Some fear that institutions are too focused on tuition revenue.

December 14, 2018
 

The proportion of British students being accepted to university courses with lower school-leaving grades is at one of its highest rates ever, according to a report from the country’s admissions body.

Data released by the Universities and Colleges Admissions Service (UCAS) show that 84 percent of applicants who achieved grades equivalent to CCC at A level, or lower, gained a higher education place this year, up five percentage points since 2013. For those with A-level points equivalent to DDD, the acceptance rate tipped past 80 percent.

There is a similar trend for applicants taking other qualifications such as Business and Technology Education Council (BTEC) schools: acceptance rates for students who received three BTEC passes have risen from below 50 percent in 2013 to 70 percent this year.

The figures follow controversy over the ballooning use of unconditional offers -- where students are guaranteed a place regardless of what grades they achieve in exams -- which a separate UCAS analysis released last month showed was now at a record level.

That analysis also suggested that unconditional offers were being made at increasing rates to those with lower predicted grades, while there was also further evidence that those holding such an offer were more likely to miss their forecast grade profile.

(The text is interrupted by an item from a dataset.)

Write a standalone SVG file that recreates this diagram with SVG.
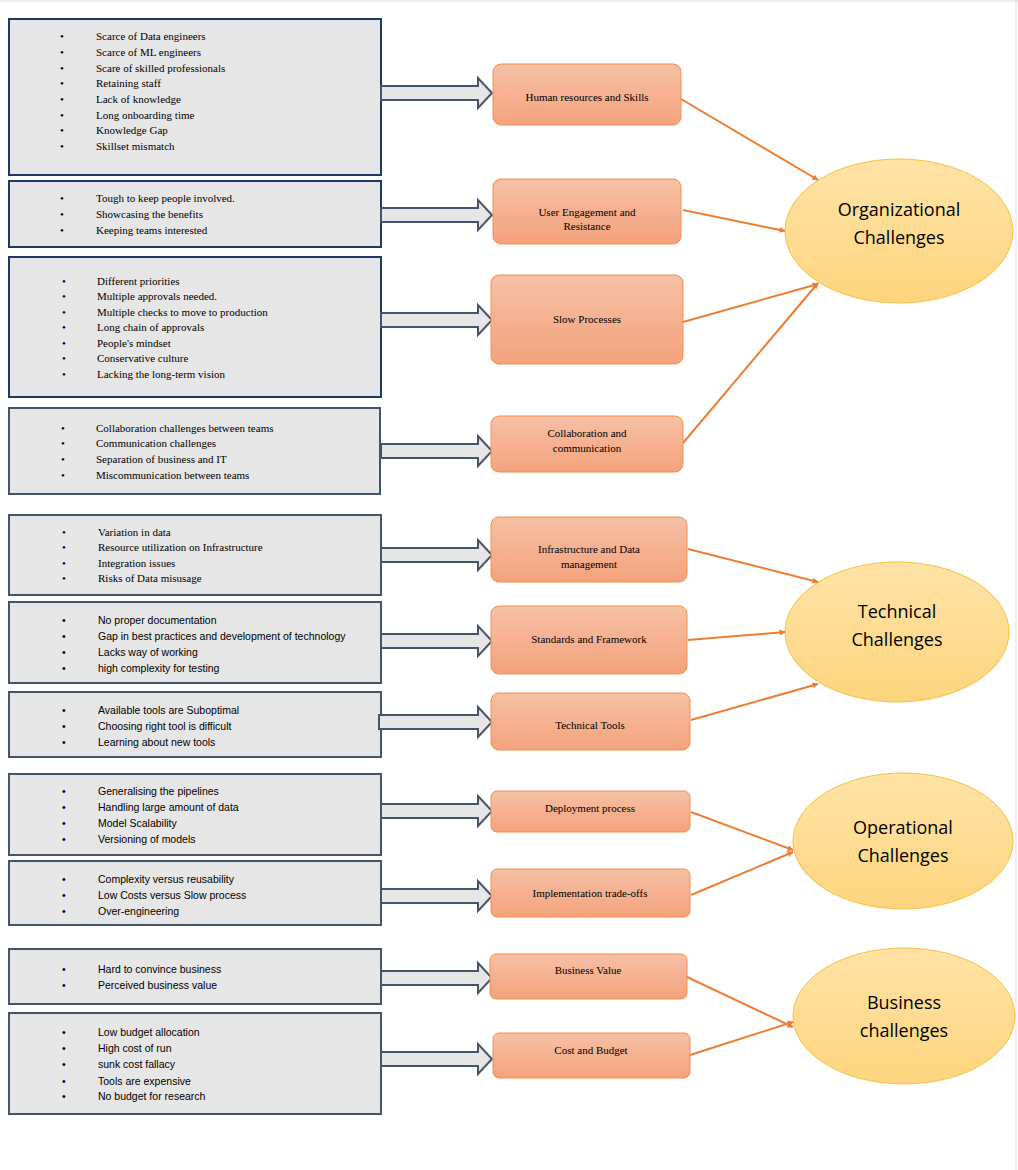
<svg xmlns="http://www.w3.org/2000/svg" width="1018" height="1170" viewBox="0 0 1018 1170">
<defs>
<linearGradient id="og" x1="0" y1="0" x2="0" y2="1"><stop offset="0" stop-color="#f7c0a6"/><stop offset="1" stop-color="#f4a27c"/></linearGradient>
<linearGradient id="yg" x1="0" y1="0" x2="0" y2="1"><stop offset="0" stop-color="#ffe3a6"/><stop offset="1" stop-color="#fed57e"/></linearGradient>
<marker id="ah" viewBox="0 0 10 10" refX="9" refY="5" markerWidth="6" markerHeight="6" orient="auto" markerUnits="userSpaceOnUse" style="overflow:visible"><path d="M0,0 L10,5 L0,10 z" fill="#ed7d31"/></marker>
</defs>
<style>
.lb{fill:#e6e6e6;stroke:#44546a;stroke-width:2}
.lb1{fill:#e6e6e6;stroke:#1f3864;stroke-width:2}
.s{font-family:"Liberation Serif",serif;font-size:11px;fill:#000}
.ss{font-family:"Liberation Sans",sans-serif;font-size:10.5px;fill:#000}
.ob{fill:url(#og);stroke:#f0904f;stroke-width:1}
.oc{font-family:"Liberation Serif",serif;font-size:11px;fill:#000;text-anchor:middle}
.el{fill:url(#yg);stroke:#f5c242;stroke-width:1}
.et{font-family:"Open Sans",sans-serif;font-size:18px;fill:#000;text-anchor:middle}
.ba{fill:#e6e6e6;stroke:#44546a;stroke-width:2}
.cn{stroke:#ed7d31;stroke-width:2;fill:none;marker-end:url(#ah)}
</style>
<rect width="1018" height="1170" fill="#fff"/>
<line x1="0" y1="1" x2="1018" y2="1" stroke="#ddd"/>
<line x1="1016" y1="0" x2="1016" y2="1170" stroke="#ddd"/>

<g id="list1"><rect class="lb1" x="9" y="19" width="372" height="156"/>
<g class="s"><text x="60" y="40">•</text><text x="96" y="40">Scarce of Data engineers</text>
<text x="60" y="56">•</text><text x="96" y="56">Scarce of ML engineers</text>
<text x="60" y="72">•</text><text x="96" y="72">Scare of skilled professionals</text>
<text x="60" y="87">•</text><text x="96" y="87">Retaining staff</text>
<text x="60" y="103">•</text><text x="96" y="103">Lack of knowledge</text>
<text x="60" y="119">•</text><text x="96" y="119">Long onboarding time</text>
<text x="60" y="134">•</text><text x="96" y="134">Knowledge Gap</text>
<text x="60" y="150">•</text><text x="96" y="150">Skillset mismatch</text></g></g>

<g id="list2"><rect class="lb1" x="9" y="181" width="372" height="66"/>
<g class="s"><text x="60" y="202">•</text><text x="96" y="202">Tough to keep people involved.</text>
<text x="60" y="218">•</text><text x="96" y="218">Showcasing the benefits</text>
<text x="60" y="234">•</text><text x="96" y="234">Keeping teams interested</text></g></g>

<g id="list3"><rect class="lb1" x="9" y="257" width="372" height="140"/>
<g class="s"><text x="62" y="285">•</text><text x="97" y="285">Different priorities</text>
<text x="62" y="300">•</text><text x="97" y="300">Multiple approvals needed.</text>
<text x="62" y="316">•</text><text x="97" y="316">Multiple checks to move to production</text>
<text x="62" y="331">•</text><text x="97" y="331">Long chain of approvals</text>
<text x="62" y="347">•</text><text x="97" y="347">People's mindset</text>
<text x="62" y="362">•</text><text x="97" y="362">Conservative culture</text>
<text x="62" y="378">•</text><text x="97" y="378">Lacking the long-term vision</text></g></g>

<g id="list4"><rect class="lb" x="9" y="408" width="371" height="86"/>
<g class="s"><text x="61" y="432">•</text><text x="96" y="432">Collaboration challenges between teams</text>
<text x="61" y="447">•</text><text x="96" y="447">Communication challenges</text>
<text x="61" y="463">•</text><text x="96" y="463">Separation of business and IT</text>
<text x="61" y="479">•</text><text x="96" y="479">Miscommunication between teams</text></g></g>

<g id="list5"><rect class="lb" x="9" y="515" width="372" height="80"/>
<g class="s"><text x="62" y="536">•</text><text x="98" y="536">Variation in data</text>
<text x="62" y="551">•</text><text x="98" y="551">Resource utilization on Infrastructure</text>
<text x="62" y="567">•</text><text x="98" y="567">Integration issues</text>
<text x="62" y="582">•</text><text x="98" y="582">Risks of Data misusage</text></g></g>

<g id="list6"><rect class="lb" x="9" y="602" width="372" height="81"/>
<g class="ss"><text x="62" y="624">•</text><text x="98" y="624">No proper documentation</text>
<text x="62" y="640">•</text><text x="98" y="640">Gap in best practices and development of technology</text>
<text x="62" y="656">•</text><text x="98" y="656">Lacks way of working</text>
<text x="62" y="672">•</text><text x="98" y="672">high complexity for testing</text></g></g>

<g id="list7"><rect class="lb" x="9" y="692" width="372" height="65"/>
<g class="ss"><text x="62" y="714">•</text><text x="98" y="714">Available tools are Suboptimal</text>
<text x="62" y="730">•</text><text x="98" y="730">Choosing right tool is difficult</text>
<text x="62" y="746">•</text><text x="98" y="746">Learning about new tools</text></g></g>

<g id="list8"><rect class="lb" x="9" y="774" width="372" height="81"/>
<g class="ss"><text x="62" y="795">•</text><text x="98" y="795">Generalising the pipelines</text>
<text x="62" y="811">•</text><text x="98" y="811">Handling large amount of data</text>
<text x="62" y="827">•</text><text x="98" y="827">Model Scalability</text>
<text x="62" y="843">•</text><text x="98" y="843">Versioning of models</text></g></g>

<g id="list9"><rect class="lb" x="9" y="861" width="372" height="64"/>
<g class="ss"><text x="62" y="883">•</text><text x="98" y="883">Complexity versus reusability</text>
<text x="62" y="899">•</text><text x="98" y="899">Low Costs versus Slow process</text>
<text x="62" y="915">•</text><text x="98" y="915">Over-engineering</text></g></g>

<g id="list10"><rect class="lb" x="9" y="949" width="372" height="55"/>
<g class="ss"><text x="62" y="973">•</text><text x="98" y="973">Hard to convince business</text>
<text x="62" y="989">•</text><text x="98" y="989">Perceived business value</text></g></g>

<g id="list11"><rect class="lb" x="9" y="1013" width="372" height="101"/>
<g class="ss"><text x="62" y="1036">•</text><text x="98" y="1036">Low budget allocation</text>
<text x="62" y="1052">•</text><text x="98" y="1052">High cost of run</text>
<text x="62" y="1068">•</text><text x="98" y="1068">sunk cost fallacy</text>
<text x="62" y="1085">•</text><text x="98" y="1085">Tools are expensive</text>
<text x="62" y="1100">•</text><text x="98" y="1100">No budget for research</text></g></g>

<g id="block-arrows">
<path class="ba" d="M381,86 h97 v-8 l14,15 l-14,15 v-8 h-97 z"/>
<path class="ba" d="M381,208 h97 v-8 l14,15 l-14,15 v-8 h-97 z"/>
<path class="ba" d="M381,313 h97 v-8 l14,15 l-14,15 v-8 h-97 z"/>
<path class="ba" d="M381,444 h97 v-8 l14,15 l-14,15 v-8 h-97 z"/>
<path class="ba" d="M381,548 h97 v-8 l14,15 l-14,15 v-8 h-97 z"/>
<path class="ba" d="M381,634 h97 v-8 l14,15 l-14,15 v-8 h-97 z"/>
<path class="ba" d="M379,715 h99 v-8 l14,15 l-14,15 v-8 h-99 z"/>
<path class="ba" d="M381,804 h97 v-8 l14,15 l-14,15 v-8 h-97 z"/>
<path class="ba" d="M381,889 h97 v-8 l14,15 l-14,15 v-8 h-97 z"/>
<path class="ba" d="M381,971 h97 v-8 l14,15 l-14,15 v-8 h-97 z"/>
<path class="ba" d="M381,1052 h97 v-8 l14,15 l-14,15 v-8 h-97 z"/>
</g>

<g id="hr"><rect class="ob" x="493" y="64" width="188" height="61" rx="8"/><text class="oc" x="587" y="101">Human resources and Skills</text></g>
<g id="ue"><rect class="ob" x="493" y="179" width="188" height="65" rx="8"/><text class="oc" x="587" y="216">User Engagement and</text><text class="oc" x="587" y="230">Resistance</text></g>
<g id="slow"><rect class="ob" x="491" y="275" width="192" height="89" rx="8"/><text class="oc" x="587" y="323">Slow Processes</text></g>
<g id="collab"><rect class="ob" x="491" y="416" width="192" height="56" rx="8"/><text class="oc" x="587" y="437">Collaboration and</text><text class="oc" x="587" y="452">communication</text></g>
<g id="infra"><rect class="ob" x="491" y="517" width="196" height="65" rx="8"/><text class="oc" x="589" y="553">Infrastructure and Data</text><text class="oc" x="589" y="568">management</text></g>
<g id="std"><rect class="ob" x="491" y="606" width="196" height="68" rx="8"/><text class="oc" x="589" y="643">Standards and Framework</text></g>
<g id="tools"><rect class="ob" x="491" y="693" width="199" height="57" rx="8"/><text class="oc" x="590" y="729">Technical Tools</text></g>
<g id="deploy"><rect class="ob" x="491" y="791" width="199" height="41" rx="6"/><text class="oc" x="590" y="812">Deployment process</text></g>
<g id="impl"><rect class="ob" x="491" y="869" width="199" height="48" rx="6"/><text class="oc" x="590" y="897">Implementation trade-offs</text></g>
<g id="bv"><rect class="ob" x="490" y="954" width="197" height="45" rx="6"/><text class="oc" x="588" y="974">Business Value</text></g>
<g id="cost"><rect class="ob" x="493" y="1033" width="197" height="45" rx="6"/><text class="oc" x="591" y="1054">Cost and Budget</text></g>

<g id="org"><ellipse class="el" cx="899" cy="231" rx="114" ry="72"/><text class="et" x="899" y="216">Organizational</text><text class="et" x="899" y="244">Challenges</text></g>
<g id="tech"><ellipse class="el" cx="897" cy="632" rx="112" ry="70"/><text class="et" x="897" y="618">Technical</text><text class="et" x="897" y="646">Challenges</text></g>
<g id="op"><ellipse class="el" cx="903" cy="841" rx="110" ry="68"/><text class="et" x="903" y="834">Operational</text><text class="et" x="903" y="862">Challenges</text></g>
<g id="bus"><ellipse class="el" cx="904" cy="1016" rx="111" ry="68"/><text class="et" x="904" y="1009">Business</text><text class="et" x="904" y="1037">challenges</text></g>

<g id="connectors">
<line class="cn" x1="681" y1="99" x2="818" y2="180"/>
<line class="cn" x1="683" y1="210" x2="785" y2="231"/>
<line class="cn" x1="683" y1="322" x2="818" y2="284"/>
<line class="cn" x1="683" y1="443" x2="818" y2="283"/>
<line class="cn" x1="688" y1="549" x2="818" y2="582"/>
<line class="cn" x1="688" y1="640" x2="785" y2="632"/>
<line class="cn" x1="691" y1="720" x2="818" y2="684"/>
<line class="cn" x1="691" y1="812" x2="793" y2="850"/>
<line class="cn" x1="691" y1="895" x2="793" y2="852"/>
<line class="cn" x1="687" y1="977" x2="793" y2="1027"/>
<line class="cn" x1="690" y1="1055" x2="793" y2="1022"/>
</g>
</svg>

According to the latest UCAS report, the share of applicants over all who missed their predicted A levels by three or more grades has gone up 3.3 percentage points since 2017, and 11.5 percentage points since 2013.

And placed applicants with lower grade profiles have, on average, a larger difference between their achieved and predicted grades, the figures show.

All the data are likely to be seized on by critics of the current system, with some believing that universities that are under pressure to fill places and maintain tuition income are accepting too many students with lower grades.

Clare Marchant, UCAS chief executive, said that while many applicants were accepted on the strength of factors such as interviews or personal statements, universities “must be mindful of accepting applicants with lower grades” and such students “must be appropriately supported during their studies, so they can flourish on their chosen course.”

She added that UCAS was also “working with schools and universities to improve the accuracy of predicted grades, exploring the different ways teachers make predictions, and how they are used by admissions teams when making offers,” with a “good practice guide” due to be published in the new year.

Elsewhere, a separate chapter of the report reveals that although the proportion of British 18-year-olds entering higher education continues to rise over all, there has been a fall in the entry rate for some regions for the first time since tuition fees rose.

In the east of England, the northeast, and Yorkshire and the Humber, there was a drop in the share of 18-year-olds entering higher education of between 0.1 and 0.7 percentage points compared with last year. “These decreases come after five years of consistent entry rate increases for every region of England from 2012 to 2017,” the report says.